Understanding this visual language is useful for anyone creating video content today. The specific cameras and editing software have changed, but the underlying principles of pacing, physical placement, and audio design remain highly effective. Incorporating these techniques requires planning before you press record.

  • Identify the destination or the goal of the sequence before shooting the journey.
  • Record at least 10 seconds of clear ambient room tone for every new location to use in audio mixing.
  • Place the camera physically in the environment to capture third-person perspective shots.
  • Cut video clips on the downbeat or the snare hit of the background music track.
  • Combine wide establishing shots with extreme close-up detail shots to build a complete scene quickly.
  • Use J-cuts to introduce the audio of a new location before the video transitions.
  • Include the physical interaction with the camera (setting it down, picking it up) to ground the footage in reality.

These steps shift the editing process from reactive to proactive. You are no longer just cutting out the bad parts of a clip. You are actively building a rhythmic structure that guides the viewer's attention.

The Enduring Impact of the Style

The visual grammar of Casey Neistat B-roll cuts established a baseline for modern internet video.
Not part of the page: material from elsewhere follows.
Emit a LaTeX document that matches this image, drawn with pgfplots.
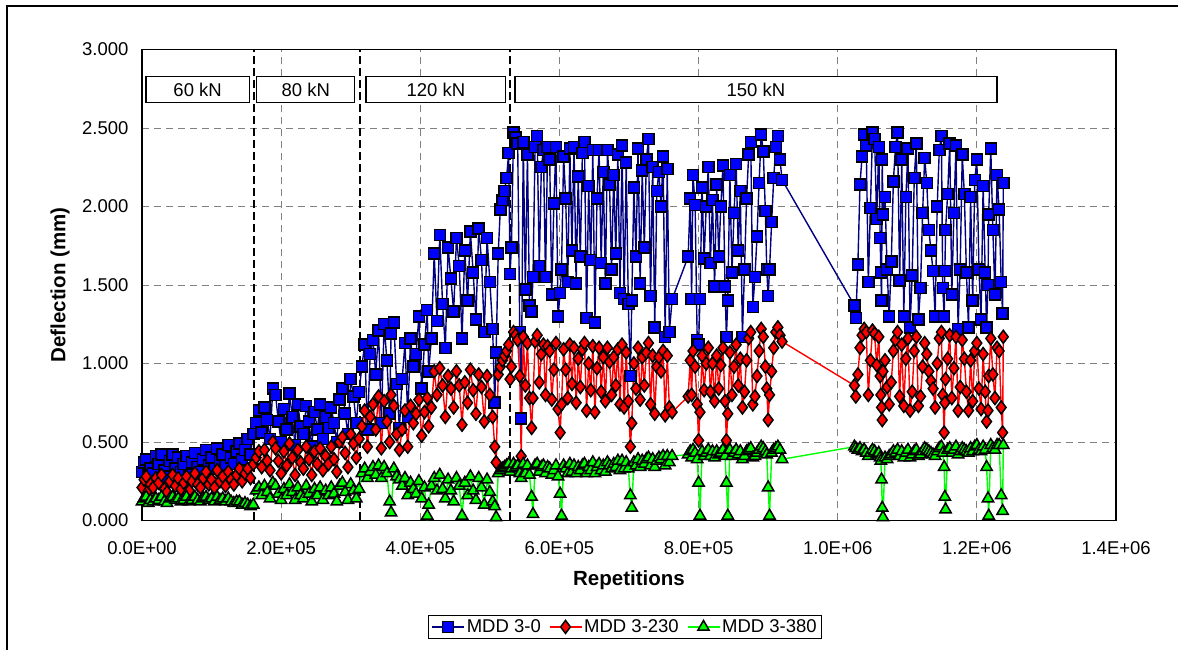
\documentclass[border=0pt]{standalone}
\usepackage{fontspec}
\setmainfont{Liberation Sans}
\usepackage{pgfplots}
\usepackage{pgfplotstable}
\pgfplotsset{compat=1.18}
\definecolor{navyline}{RGB}{0,0,128}
\definecolor{bfill}{RGB}{0,0,255}
\definecolor{rfill}{RGB}{255,0,0}
\definecolor{gfill}{RGB}{0,255,0}
\newcommand{\lbl}{\fontsize{18.5bp}{22bp}\selectfont}
\newcommand{\axlbl}{\fontsize{20.5bp}{24bp}\selectfont\bfseries}

% x in thousands of repetitions; b = MDD 3-0, r = MDD 3-230, g = MDD 3-380 (mm)
\pgfplotstableread{
x b r g
0 0.31 0.21 0.12
3 0.37 0.26 0.14
6 0.39 0.28 0.15
9 0.29 0.19 0.11
12 0.33 0.23 0.13
16 0.30 0.21 0.12
20 0.41 0.27 0.14
24 0.36 0.24 0.13
28 0.42 0.29 0.15
32 0.32 0.20 0.12
36 0.28 0.18 0.11
40 0.38 0.25 0.14
44 0.42 0.29 0.15
48 0.33 0.22 0.13
52 0.40 0.27 0.14
56 0.31 0.20 0.12
60 0.36 0.24 0.13
64 0.41 0.28 0.15
68 0.29 0.19 0.12
72 0.37 0.25 0.13
76 0.43 0.30 0.15
80 0.34 0.23 0.13
84 0.31 0.21 0.12
88 0.39 0.27 0.14
92 0.45 0.31 0.15
96 0.35 0.23 0.13
100 0.40 0.26 0.14
104 0.33 0.21 0.12
108 0.46 0.32 0.15
112 0.38 0.25 0.13
116 0.42 0.28 0.14
120 0.35 0.22 0.12
124 0.48 0.31 0.14
128 0.40 0.26 0.12
132 0.36 0.23 0.11
136 0.44 0.29 0.12
140 0.49 0.33 0.12
144 0.39 0.25 0.10
148 0.45 0.30 0.11
152 0.52 0.33 0.10
156 0.42 0.27 0.09
160 0.55 0.36 0.10
164 0.62 0.40 0.19
168 0.70 0.44 0.21
172 0.56 0.34 0.16
176 0.72 0.45 0.22
180 0.64 0.38 0.18
184 0.52 0.32 0.14
188 0.84 0.50 0.24
192 0.80 0.46 0.22
196 0.63 0.38 0.17
200 0.50 0.30 0.13
204 0.71 0.44 0.20
208 0.58 0.35 0.16
212 0.81 0.49 0.23
216 0.66 0.40 0.18
220 0.48 0.29 0.13
224 0.74 0.45 0.21
228 0.60 0.37 0.16
232 0.55 0.33 0.14
236 0.73 0.47 0.22
240 0.63 0.39 0.17
244 0.47 0.29 0.12
248 0.69 0.44 0.20
252 0.58 0.36 0.16
256 0.74 0.46 0.21
260 0.52 0.32 0.13
264 0.66 0.41 0.19
268 0.59 0.36 0.16
272 0.72 0.47 0.21
276 0.62 0.39 0.17
280 0.50 0.31 0.12
284 0.77 0.50 0.22
288 0.84 0.53 0.24
292 0.68 0.43 0.18
296 0.55 0.34 0.13
300 0.90 0.55 0.23
304 0.79 0.49 0.19
308 0.62 0.40 0.14
312 0.82 0.52 0.20
316 0.98 0.60 0.30
320 1.12 0.70 0.33
324 0.58 0.47 0.27
328 1.06 0.66 0.31
332 1.15 0.74 0.34
336 0.93 0.58 0.29
340 1.21 0.79 0.35
344 0.62 0.46 0.27
348 1.25 0.76 0.34
352 1.02 0.63 0.30
356 0.68 0.50 0.12
358 1.19 0.80 0.05
362 1.26 0.73 0.33
366 0.87 0.55 0.28
370 0.59 0.45 0.26
374 0.90 0.58 0.22
378 1.13 0.70 0.27
382 0.66 0.47 0.16
386 1.16 0.73 0.24
390 0.98 0.62 0.20
394 1.06 0.68 0.17
398 1.30 0.77 0.25
402 0.84 0.54 0.14
406 1.12 0.69 0.21
410 1.34 0.78 0.03
412 0.95 0.60 0.10
416 1.16 0.72 0.22
420 1.70 0.95 0.27
424 1.27 0.80 0.19
428 1.82 0.97 0.29
432 1.38 0.86 0.20
436 1.10 0.66 0.14
440 1.74 0.92 0.26
444 1.54 0.84 0.19
448 1.33 0.72 0.12
452 1.80 0.95 0.27
456 1.62 0.86 0.22
460 1.16 0.61 0.03
464 1.72 0.88 0.24
468 1.40 0.75 0.16
472 1.84 0.96 0.28
476 1.58 0.83 0.19
480 1.28 0.68 0.13
484 1.86 0.93 0.27
488 1.66 0.85 0.21
492 1.20 0.63 0.10
496 1.80 0.92 0.26
500 1.52 0.80 0.18
504 1.22 0.66 0.12
507 0.75 0.47 0.09
509 1.07 0.37 0.02
512 1.70 0.93 0.30
515 1.98 0.98 0.32
518 2.04 1.02 0.33
521 2.10 1.05 0.34
524 2.18 1.08 0.35
527 2.34 1.12 0.36
529 1.57 0.90 0.31
531 1.74 0.98 0.33
534 2.47 1.20 0.36
537 2.44 1.18 0.34
540 2.40 1.15 0.35
543 1.20 0.92 0.30
545 0.65 0.41 0.27
548 2.41 1.17 0.36
551 1.47 0.86 0.30
554 2.33 1.13 0.35
557 1.37 0.78 0.29
560 1.33 0.59 0.15
562 1.55 0.78 0.04
565 2.38 1.14 0.35
568 2.45 1.18 0.36
571 1.62 0.88 0.31
574 2.25 1.06 0.34
577 2.36 1.12 0.35
580 1.55 0.80 0.30
583 2.38 1.11 0.34
586 2.30 1.08 0.33
589 1.44 0.77 0.29
592 2.02 0.96 0.32
595 2.38 1.13 0.35
598 1.30 0.71 0.28
601 1.45 0.56 0.17
603 1.60 0.74 0.03
606 2.32 1.09 0.35
609 2.05 0.96 0.33
612 1.52 0.78 0.30
615 2.37 1.12 0.36
618 1.72 0.87 0.31
621 2.38 1.10 0.35
624 1.51 0.75 0.30
627 2.19 1.03 0.34
630 1.68 0.85 0.32
633 2.34 1.09 0.35
636 2.41 1.13 0.36
639 1.29 0.70 0.30
642 2.13 1.00 0.34
645 1.66 0.83 0.32
648 2.36 1.11 0.37
651 1.26 0.69 0.30
654 2.05 0.97 0.34
657 2.36 1.10 0.36
660 1.64 0.82 0.32
663 2.22 1.04 0.35
666 1.51 0.76 0.31
669 2.36 1.10 0.37
672 2.14 1.01 0.35
675 1.60 0.80 0.33
678 2.20 1.04 0.36
681 1.70 0.86 0.34
684 2.33 1.09 0.38
687 1.45 0.74 0.32
690 2.39 1.12 0.38
693 1.41 0.72 0.33
696 2.28 1.07 0.37
699 1.38 0.76 0.33
702 0.92 0.47 0.16
704 1.40 0.62 0.08
707 2.12 1.00 0.37
710 1.68 0.84 0.35
713 2.37 1.10 0.39
716 1.51 0.77 0.34
719 2.23 1.04 0.38
722 1.74 0.86 0.36
725 2.30 1.07 0.39
728 2.43 1.13 0.40
731 1.43 0.74 0.35
734 2.25 1.05 0.39
737 1.23 0.68 0.34
740 2.10 0.98 0.38
743 2.22 1.04 0.40
746 2.00 0.95 0.39
749 2.32 1.08 0.41
752 1.17 0.67 0.35
755 2.24 1.05 0.41
758 1.20 0.72 0.37
762 1.41 0.69 0.41
785 1.68 0.79 0.42
788 2.05 1.02 0.44
790 1.41 0.80 0.40
792 2.20 1.08 0.45
795 2.01 0.98 0.43
798 1.15 0.74 0.39
800 1.12 0.51 0.24
802 1.41 0.69 0.03
805 2.12 1.05 0.44
808 1.67 0.83 0.41
811 2.00 1.00 0.43
814 2.25 1.10 0.45
817 1.64 0.82 0.41
820 2.04 1.00 0.44
823 1.49 0.76 0.40
826 2.14 1.05 0.44
829 1.68 0.84 0.42
832 2.00 0.99 0.43
835 2.26 1.10 0.45
838 1.49 0.76 0.41
840 1.17 0.51 0.24
842 1.40 0.68 0.03
845 2.20 1.07 0.45
848 1.58 0.80 0.41
851 1.96 0.98 0.43
854 2.27 1.12 0.45
857 1.72 0.86 0.42
860 2.10 1.03 0.44
863 1.17 0.72 0.39
866 1.60 0.82 0.41
869 2.05 1.02 0.44
872 2.33 1.16 0.45
875 2.41 1.20 0.46
878 1.36 0.74 0.40
881 1.55 0.79 0.41
884 1.81 0.92 0.43
887 2.15 1.08 0.45
890 2.46 1.22 0.47
893 2.35 1.17 0.46
896 1.97 0.98 0.44
898 1.60 0.84 0.42
900 1.43 0.64 0.21
902 1.60 0.80 0.03
905 1.90 0.95 0.43
908 2.18 1.10 0.45
911 2.38 1.20 0.46
914 2.45 1.23 0.47
917 2.30 1.18 0.45
920 2.17 1.14 0.39
1024 1.37 0.86 0.47
1026 1.29 0.79 0.46
1029 1.63 0.93 0.45
1032 2.14 1.10 0.46
1035 2.32 1.18 0.44
1038 2.46 1.22 0.45
1041 2.39 1.20 0.43
1044 1.52 0.80 0.41
1047 1.99 1.02 0.43
1050 2.47 1.21 0.45
1053 2.43 1.19 0.44
1056 1.92 0.99 0.42
1059 2.38 1.17 0.43
1061 1.80 0.92 0.40
1062 1.58 0.80 0.38
1063 1.40 0.72 0.26
1064 2.30 0.64 0.08
1065 1.95 0.95 0.02
1068 2.06 1.02 0.40
1071 1.60 0.85 0.39
1074 1.30 0.74 0.41
1077 1.65 0.88 0.42
1080 2.16 1.08 0.44
1083 2.38 1.15 0.43
1086 2.47 1.20 0.45
1089 1.53 0.79 0.41
1092 2.30 1.12 0.44
1095 1.30 0.73 0.40
1098 2.06 1.03 0.43
1101 2.37 1.16 0.45
1104 1.23 0.70 0.40
1107 1.56 0.82 0.42
1110 2.18 1.08 0.44
1113 2.40 1.17 0.45
1116 1.28 0.73 0.41
1119 1.48 0.79 0.42
1122 1.96 0.98 0.44
1125 2.31 1.13 0.46
1128 2.15 1.06 0.45
1131 1.85 0.95 0.44
1134 1.72 0.89 0.43
1137 1.59 0.84 0.42
1140 1.30 0.72 0.41
1143 2.00 1.00 0.44
1146 2.36 1.16 0.46
1149 2.45 1.20 0.47
1151 1.48 0.80 0.43
1153 1.30 0.56 0.34
1154 1.59 0.75 0.15
1155 1.85 0.90 0.07
1158 2.08 1.03 0.45
1161 2.40 1.18 0.46
1164 1.44 0.78 0.43
1167 1.96 0.97 0.45
1170 2.39 1.17 0.47
1173 1.22 0.70 0.42
1176 1.60 0.85 0.44
1179 2.33 1.15 0.46
1182 2.08 1.03 0.45
1185 1.58 0.82 0.44
1188 1.23 0.70 0.43
1191 2.06 1.02 0.46
1194 1.40 0.76 0.44
1197 2.17 1.08 0.47
1200 2.30 1.13 0.48
1203 1.60 0.84 0.45
1206 1.28 0.71 0.44
1209 2.13 1.06 0.47
1212 1.58 0.82 0.45
1214 1.23 0.63 0.34
1216 1.50 0.70 0.14
1217 1.95 0.92 0.03
1220 2.37 1.16 0.48
1223 1.85 0.93 0.46
1226 1.44 0.78 0.45
1229 2.20 1.10 0.48
1232 1.98 1.08 0.48
1235 1.52 0.72 0.16
1237 1.32 0.56 0.06
1238 2.15 1.17 0.48
}\mdd

\begin{document}
\begin{tikzpicture}
\useasboundingbox (0bp,0bp) rectangle (1178bp,650bp);
\draw[line width=2bp] (6.5bp,0bp) -- (6.5bp,643.5bp) -- (1178bp,643.5bp);
\begin{axis}[
  at={(142bp,129.5bp)}, anchor=south west,
  scale only axis, width=974bp, height=471bp,
  xmin=0, xmax=1400, ymin=0, ymax=3,
  xtick={0,200,400,600,800,1000,1200,1400},
  xticklabels={0.0E+00,2.0E+05,4.0E+05,6.0E+05,8.0E+05,1.0E+06,1.2E+06,1.4E+06},
  ytick={0,0.5,1,1.5,2,2.5,3},
  yticklabel style={/pgf/number format/fixed, /pgf/number format/fixed zerofill,
    /pgf/number format/precision=3, /pgf/number format/assume math mode=true, xshift=-10bp},
  tick label style={font=\lbl},
  xticklabel style={yshift=-18bp},
  tick style={draw=none},
  grid=major,
  major grid style={gray, dash pattern=on 7bp off 5bp, line width=0.9bp},
  axis line style={line width=1.5bp},
  clip=false,
  xlabel={Repetitions}, ylabel={Deflection (mm)},
  xlabel style={at={(axis description cs:0.5,-0.126)}, anchor=center, font=\axlbl},
  ylabel style={at={(axis description cs:-0.084,0.5)}, anchor=center, font=\axlbl},
  legend style={at={(axis description cs:0.496,-0.226)}, anchor=center,
    legend columns=3, draw=black, line width=1bp, font=\lbl,
    /tikz/every even column/.append style={column sep=6bp}},
  legend image code/.code={\draw[mark repeat=2,mark phase=2] plot coordinates {(0bp,0bp) (16bp,0bp) (32bp,0bp)};},
]
\draw[black, line width=1.5bp, dash pattern=on 8bp off 4bp] (axis cs:161,0) -- (axis cs:161,3);
\draw[black, line width=1.5bp, dash pattern=on 8bp off 4bp] (axis cs:313,0) -- (axis cs:313,3);
\draw[black, line width=1.5bp, dash pattern=on 8bp off 4bp] (axis cs:529,0) -- (axis cs:529,3);

\addplot[navyline, line width=1.4bp, mark=square*, mark size=5.5bp,
  mark options={fill=bfill, draw=black, line width=1.5bp, solid}] table[x=x,y=b]{\mdd};
\addlegendentry{MDD 3-0}
\addplot[rfill, line width=1.4bp, mark=diamond*, mark size=6.5bp,
  mark options={fill=rfill, draw=black, line width=1.5bp, solid}] table[x=x,y=r]{\mdd};
\addlegendentry{MDD 3-230}
\addplot[gfill, line width=1.4bp, mark=triangle*, mark size=6.5bp,
  mark options={fill=gfill, draw=black, line width=1.5bp, solid}] table[x=x,y=g]{\mdd};
\addlegendentry{MDD 3-380}

\draw[fill=white, line width=1.2bp] (axis cs:5.7,2.66) rectangle (axis cs:155,2.83);
\node[font=\lbl] at (axis cs:80,2.745) {60 kN};
\draw[fill=white, line width=1.2bp] (axis cs:165,2.66) rectangle (axis cs:306,2.83);
\node[font=\lbl] at (axis cs:235.5,2.745) {80 kN};
\draw[fill=white, line width=1.2bp] (axis cs:322,2.66) rectangle (axis cs:523,2.83);
\node[font=\lbl] at (axis cs:422.5,2.745) {120 kN};
\draw[fill=white, line width=1.2bp] (axis cs:536,2.66) rectangle (axis cs:1229,2.83);
\node[font=\lbl] at (axis cs:882.5,2.745) {150 kN};
\end{axis}
\end{tikzpicture}
\end{document}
He proved that daily content did not have to look sloppy or unconsidered. By applying traditional filmmaking techniques to a disposable medium, he elevated the entire vlog genre.

Creators across YouTube, TikTok, and Instagram still rely on the vocabulary he popularized. The rhythmic editing, the aggressive camera placement, and the narrative use of B-roll are now standard tools in the digital creator's inventory. Studying his timeline choices reveals a masterclass in visual communication that prioritizes forward momentum above all else.